El extraño título procede de la novela de Melville (Moby Dick; or, The Whale). Y lo mismo ocurre con las citas que portican cada uno de los nueve capítulos del libro. El lector se siente llamado a buscar la llave de la comprensión en el relato del escritor norteamericano; sin embargo, se trata de una referencia no asimilable al poemario más que en su aspecto constructivo-estructural, y quizá también en el metafórico. La caza de la ballena blanca es aquí el poema mismo, su persecución y consecución, y el oleaje del mar la agitación de lenguaje, representado icónicamente por la virgulilla (~) que separa las estrofas. Es cierto que el autor se vale de la terminología marítima, pero sin ceñir exclusivamente la escenografía del poema a ese campo semántico, ni a ningún otro de los que va convocando con ritmo sincopado y abundante uso de la aliteración, la rima interna y la repetición, esta última, muchas veces, para encadenar estrofas: “hasta querer reconocernos sed / ~ / con sed para amasar modelos de mareas”. De manera que al lector avezado a estas lides (y al neófito, si no desfallece, también) sólo le cabe dejarse arrastrar por el oleaje de palabras que Aguirre Oteiza desencadena y sumergirse en una propuesta que sustituye la logicidad por la
textura como elemento constitutivo del poema y su potencial significación.
No obstante, un hilo de sentido (y habrá más) puede seguirse en medio del torrente enunciativo del texto, que es
más barroco que romántico pese a su vocación expansiva; un hilo que además se devana fácilmente del marco de búsqueda obsesiva que Melville le proporciona: oleaje (enunciación), barco (poema), pecio (significación), naufragio (fracaso). Aguirre Oteiza se pinta a sí mismo batallando con su magma de significantes cuando dice: “si enmiendas tanta sintaxis de día / quién hila quién sus anexos de noche”. O: “perfilándose algún fraseo fuera / de fuero que indeterminar su ruido”.
Las “enmiendas sintácticas” probablemente sean una referencia a la singular distribución de las frases que componen el texto, que pueden ser leídas de distintas formas debido a la ausencia de puntuación y al escalonamiento de los versos, troceados por cesuras que no conforman hemistiquios regulares. El poeta Benito del Pliego lo explica muy bien en el epílogo al poema, en el que afirma que esa peculiar configuración del cuerpo textual “hace que la posibilidad de articular algún tipo de significado sea completamente inestable y el sentido mismo lábil, como el espermaceti o aceite de ballena”. El símil no puede ser más acertado, pues la escritura del navarro es aquí oleaginosa y sumamente adherente: atrapa todo tipo de preocupaciones y tonos (con preponderancia del elegiaco), sin dejar de ser en ningún momento lo que es: intento de recuperar para la poesía aquello que arrumba el uso y abuso del lenguaje como herramienta de comunicación.

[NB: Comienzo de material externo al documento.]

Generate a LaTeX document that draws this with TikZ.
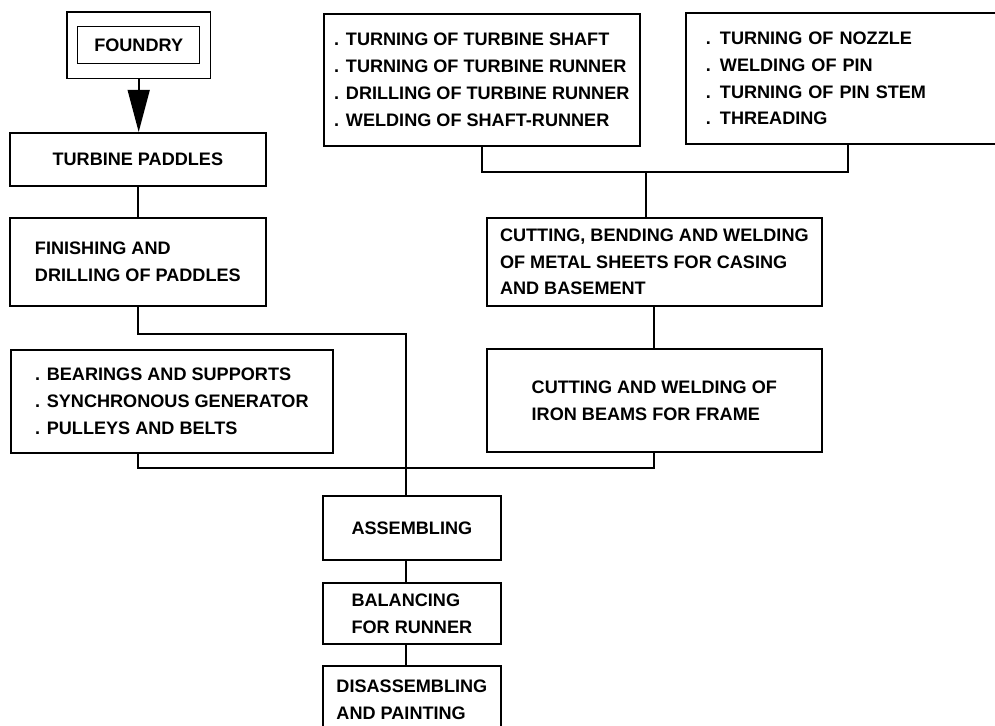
\documentclass[tikz,border=0pt]{standalone}
\usepackage{fontspec}
\setmainfont{Liberation Sans}
\usetikzlibrary{arrows.meta, fit}

\begin{document}
\begin{tikzpicture}[x=0.02cm, y=-0.02cm, line width=1pt,
    font=\fontsize{10.3}{15.3}\selectfont\bfseries,
    pbox/.style={draw, rectangle, anchor=north west, align=left, inner sep=0pt},
    framebox/.style={draw, rectangle, inner xsep=0.2cm, inner ysep=0.28cm}]

  \useasboundingbox (0,0) rectangle (995,726);
  \clip (0,0) rectangle (995,726);

  % left column
  \node[pbox, minimum width=2.44cm, minimum height=0.74cm, line width=0.8pt] (foundry) at (77,26) {FOUNDRY};
  \node[framebox, fit=(foundry)] (foundryframe) {};
  \node[pbox, minimum width=5.12cm, minimum height=1.06cm] (paddles) at (9,132) {TURBINE PADDLES};
  \node[pbox, minimum width=5.12cm, minimum height=1.76cm] (finishing) at (9,217) {FINISHING AND\\DRILLING OF PADDLES};
  \node[pbox, minimum width=6.44cm, minimum height=2.06cm] (bearings) at (10,349) {. BEARINGS AND SUPPORTS\\. SYNCHRONOUS GENERATOR\\. PULLEYS AND BELTS};

  % right column
  \node[pbox, minimum width=6.32cm, minimum height=2.64cm] (turning) at (323,13) {. TURNING OF TURBINE SHAFT\\. TURNING OF TURBINE RUNNER\\. DRILLING OF TURBINE RUNNER\\. WELDING OF SHAFT-RUNNER};
  \node[pbox, minimum width=6.48cm, minimum height=2.62cm, inner xsep=0.4cm, text width=5.68cm] (nozzle) at (685,12) {. TURNING OF NOZZLE\\. WELDING OF PIN\\. TURNING OF PIN STEM\\. THREADING};
  \node[pbox, minimum width=6.7cm, minimum height=1.76cm] (cutting) at (486,217) {CUTTING, BENDING AND WELDING\\OF METAL SHEETS FOR CASING\\AND BASEMENT};
  \node[pbox, minimum width=6.7cm, minimum height=2.06cm] (beams) at (486,348) {CUTTING AND WELDING OF\\IRON BEAMS FOR FRAME};

  % final steps
  \node[pbox, minimum width=3.56cm, minimum height=1.28cm] (assembling) at (322,495) {ASSEMBLING};
  \node[pbox, minimum width=3.56cm, minimum height=1.22cm] (balancing) at (322,582) {BALANCING\\FOR RUNNER};
  \node[pbox, minimum width=3.56cm, minimum height=1.34cm] (painting) at (322,665) {DISASSEMBLING\\AND PAINTING};

  \coordinate (bus) at (406,468);
  \coordinate (topbus) at (646,172);

  \draw[-{Triangle[length=24pt, width=12.5pt]}] (foundryframe.south) -- (foundryframe.south |- paddles.north);
  \draw (paddles.south) -- (finishing.north);
  \draw (finishing.south) -- ++(0,27) -| (bus);
  \draw (bearings.south -| finishing.south) |- (bus);
  \draw (beams.south) |- (bus);
  \draw (bus) -- (bus |- assembling.north);
  \draw (bus |- assembling.south) -- (bus |- balancing.north);
  \draw (bus |- balancing.south) -- (bus |- painting.north);

  \draw (turning.south) |- (topbus) -| (nozzle.south);
  \draw (topbus) -- (topbus |- cutting.north);
  \draw (cutting.south) -- (beams.north);
\end{tikzpicture}
\end{document}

Al perseguir lo que Del Pliego llama el “espectro del significado imposible de atrapar”, Aguirre Oteiza se erige en un trasunto del capitán Ahab; pero se trata de un anclaje metafórico o, si se quiere, simbólico, porque la ballena de Melville es una proteica representación del mal (o del absoluto) cuyo linaje llega hasta el McCarthy de Meridiano de sangre. Por el contrario, el cetáceo blanquinegro del poeta navarro, pese al “bulto” de oscuridades y desazón que deja a su paso, es fruto de aspiraciones bien humanas: prueba que la beckettiana insistencia en el fracaso es un potente motor de cambio y conocimiento que incita a elegir, a tomar decisiones, aunque todo lo que sobrevenga cada vez, después, sea repetición y yerro: “sin más sentido / ~ / que seguir por ahí solo por sílabas / solo por goce de su sesgo pon / también aquí perseguir su porqué / porque entre rastros da para fiar / sin dibujarte la brújula”.